For one thing, any time you design anything — say, a bridge — you figure out two numbers: how much weight or other kind of force that it needs to be able to resist at the worst (the plausible worst, not the once-in-a-millenium freak-accident worst), and how much force will cause it to fail.

In a complicated structure like a building, you make this calculation over and over again in countless different ways; since a structure is only as strong as its weakest part, you need to know how strong every last part is in relation to how much force might be put on it.

So you need a couple of short words you can use over and over to label those two ideas. Engineers use “design” and “failure” — the “design load” is how much force we’ve calculated the structure needs to withstand, and the “failure load” is how much force we’ve calculated will cause the structure to fail. You have to know both numbers, and in fact building codes typically set a “safety factor” so that the failure load has to be two or three or five or however many times the design load.

The other thing is that failure does not just mean toppling, it can mean deformation. In the case of the Citicorp Building, since the parts that would fail first would have been bolts, toppling might well be how it would fail; but ordinarily when you’re building something out of steel the point of failure is the point at which the steel bends out of shape, not at which it collapses.

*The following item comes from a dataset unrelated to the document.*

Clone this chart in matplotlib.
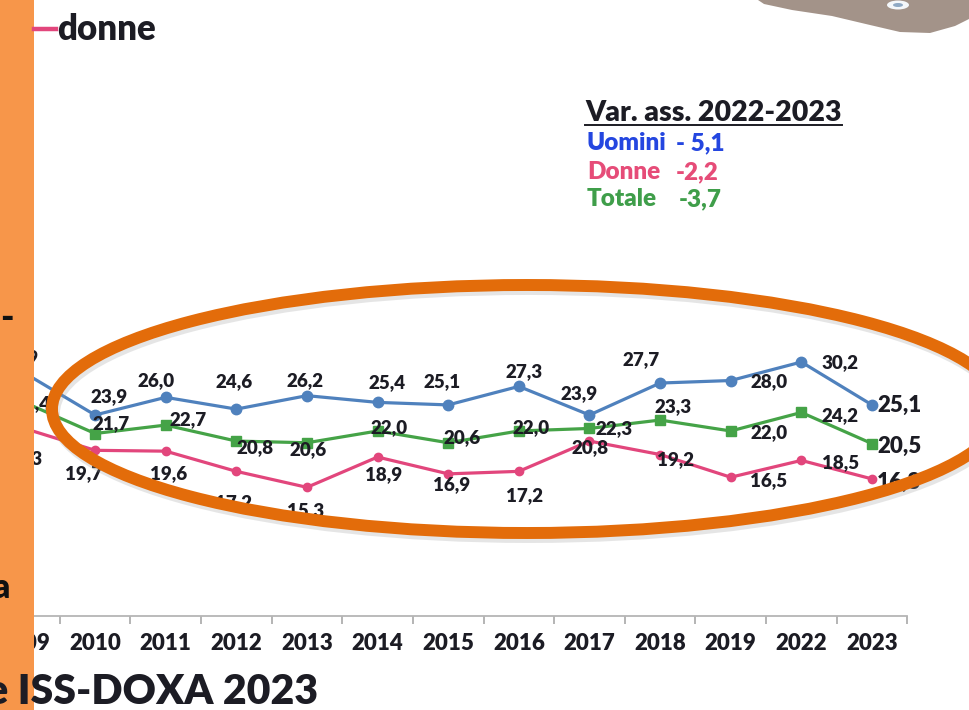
import matplotlib
matplotlib.use("Agg")
import matplotlib.pyplot as plt
from matplotlib.patches import Ellipse, Rectangle, Polygon
from matplotlib.lines import Line2D

plt.rcParams['font.family'] = ['Lato', 'DejaVu Sans']

# ---- data -------------------------------------------------------------
years = ['2009', '2010', '2011', '2012', '2013', '2014', '2015',
         '2016', '2017', '2018', '2019', '2022', '2023']
uomini = [28.9, 23.9, 26.0, 24.6, 26.2, 25.4, 25.1, 27.3, 23.9, 27.7, 28.0, 30.2, 25.1]
donne = [22.3, 19.7, 19.6, 17.2, 15.3, 18.9, 16.9, 17.2, 20.8, 19.2, 16.5, 18.5, 16.3]
totale = [25.4, 21.7, 22.7, 20.8, 20.6, 22.0, 20.6, 22.0, 22.3, 23.3, 22.0, 24.2, 20.5]

var_title = 'Var. ass. 2022-2023'
var_names = ['Uomini', 'Donne', 'Totale']
var_values = ['- 5,1', '-2,2', '-3,7']

legend_label = 'donne'
source_label = 'Indagine ISS-DOXA 2023'

# ---- styling ----------------------------------------------------------
C_BLUE = '#4F81BD'
C_PINK = '#E2467C'
C_GREEN = '#45A347'
C_TEXT = '#1C1C24'
C_ORANGE_BAR = '#F7964A'
C_RING = '#E36C0A'
var_colors = ['#2446E0', '#E64C78', '#3F9E4A']
HEAVY = 'heavy'

# label offsets in pixels (dx right, dy down) from each point
off_u = [(-4, -15), (14, -18), (-10, -17), (-2, -28), (-2, -15), (9, -20), (-6, -23),
         (5, -15), (-10, -21), (-19, -23), (38, 1), (39, 1), (5, 0)]
off_t = [(8, 1), (16, -10), (22, -5), (19, 7), (1, 7), (11, -3), (14, -5),
         (12, -3), (25, 0), (13, -13), (38, 2), (39, 3), (5, 3)]
off_d = [(0, 30), (-11, 23), (3, 22), (-3, 31), (-1, 23), (6, 18), (3, 11),
         (6, 24), (1, 7), (15, 5), (38, 3), (39, 2), (5, 3)]

W, H = 969, 710
fig = plt.figure(figsize=(W / 100, H / 100), dpi=100)
fig.patch.set_facecolor('white')

# main chart axes (pixel geometry: x from -11 to 907, baseline at y=616)
px_per_unit = 8.41
ymax = 40
ax_left, ax_right, ax_base = -10.9, 907.3, 616
ax = fig.add_axes([ax_left / W, (H - ax_base) / H,
                   (ax_right - ax_left) / W, ymax * px_per_unit / H])
ax.set_xlim(-0.5, len(years) - 0.5)
ax.set_ylim(0, ymax)
ax.patch.set_alpha(0)
for s in ['top', 'right', 'left']:
    ax.spines[s].set_visible(False)
ax.spines['bottom'].set_color('#B5B5B5')
ax.spines['bottom'].set_linewidth(1.3)
ax.set_yticks([])

x = list(range(len(years)))
ax.set_xticks(x)
ax.set_xticklabels(years, fontsize=16, fontweight=HEAVY, color=C_TEXT)
ax.tick_params(axis='x', which='major', length=0, pad=12)
ax.set_xticks([i - 0.5 for i in range(len(years) + 1)], minor=True)
ax.tick_params(axis='x', which='minor', length=6, width=1.2, color='#A8A8A8', direction='out')

series = [
    (uomini, C_BLUE, 'o', 7.5, off_u),
    (totale, C_GREEN, 's', 7, off_t),
    (donne, C_PINK, 'o', 6, off_d),
]
for vals, col, mk, ms, offs in series:
    ax.plot(x, vals, color=col, lw=2.3, marker=mk, ms=ms, mec=col, mfc=col,
            clip_on=False, zorder=3)
    for i, v in enumerate(vals):
        dx, dy = offs[i]
        last = i == len(vals) - 1
        ax.annotate(f'{v:.1f}'.replace('.', ','), (x[i], v),
                    xytext=(dx, -dy), textcoords='offset pixels',
                    ha='left' if last else 'center', va='center',
                    fontsize=16 if last else 13.5, fontweight=HEAVY,
                    color=C_TEXT, zorder=4, annotation_clip=False)

# ---- overlay in pixel coordinates --------------------------------------
ov = fig.add_axes([0, 0, 1, 1], zorder=10)
ov.set_xlim(0, W)
ov.set_ylim(H, 0)
ov.axis('off')

# highlight ring with soft shadow
ov.add_patch(Ellipse((529, 413), 950, 248, fill=False, lw=8.6,
                     ec='#9A9A9A', alpha=0.25))
ov.add_patch(Ellipse((527, 409), 950, 248, fill=False, lw=8.6, ec=C_RING))

# orange side band
ov.add_patch(Rectangle((0, 0), 34, H, color=C_ORANGE_BAR, lw=0, zorder=5))
ov.text(14, 318, '-', fontsize=26, fontweight=HEAVY, color='#111111',
        ha='right', va='center', zorder=6)
ov.text(10, 588, 'a', fontsize=24, fontweight=HEAVY, color='#111111',
        ha='right', va='center', zorder=6)

# legend fragment
ov.add_line(Line2D([34, 56], [29, 29], color=C_PINK, lw=3.2, zorder=6))
ov.text(57, 29, legend_label, fontsize=25, fontweight=HEAVY, color=C_TEXT,
        ha='left', va='center')

# source line
ov.text(318, 692, source_label, fontsize=29.5, fontweight=HEAVY, color=C_TEXT,
        ha='right', va='center', zorder=6)

# variation box
ov.text(585, 121, var_title, fontsize=20.5, fontweight=HEAVY, color=C_TEXT,
        ha='left', va='baseline')
ov.add_line(Line2D([585, 842], [125, 125], color=C_TEXT, lw=1.4))
name_y = [143, 172, 199]
value_x = [676, 676, 679]
for nm, val, col, yy, vx in zip(var_names, var_values, var_colors, name_y, value_x):
    ov.text(587, yy, nm, fontsize=17.5, fontweight=HEAVY, color=col, ha='left', va='center')
    ov.text(vx, yy, val, fontsize=17.5, fontweight=HEAVY, color=col, ha='left', va='center')

# picture frame corner at top right
ov.add_patch(Polygon([(758, 0), (764, 4), (792, 10), (832, 16), (870, 25), (900, 32),
                      (930, 33), (955, 26), (969, 19), (969, 0)],
                     closed=True, fc='#A39389', ec='none'))
ov.add_patch(Ellipse((898, 5), 22, 9, fc='#F4F7FA', ec='none'))
ov.add_patch(Ellipse((898, 5), 10, 4, fc='#8FA9C4', ec='none'))

fig.savefig('out.png', dpi=100, facecolor='white')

In fact, if your structure is made out of a combination of materials — like concrete with steel reinforcements — it’s required practice to design it so that the steel will fall first. That way the bridge starts sagging noticeably long before it collapses. It seems like it would be the case that the more steel reinforcement, the better, but in fact the result of too much steel is a beam that gives no warning when its weakest part — which is now the concrete — is about to fail. Steel fails by deforming and concrete fails by shattering to pieces, so you don’t put so much steel in the beam that the concrete will fail first.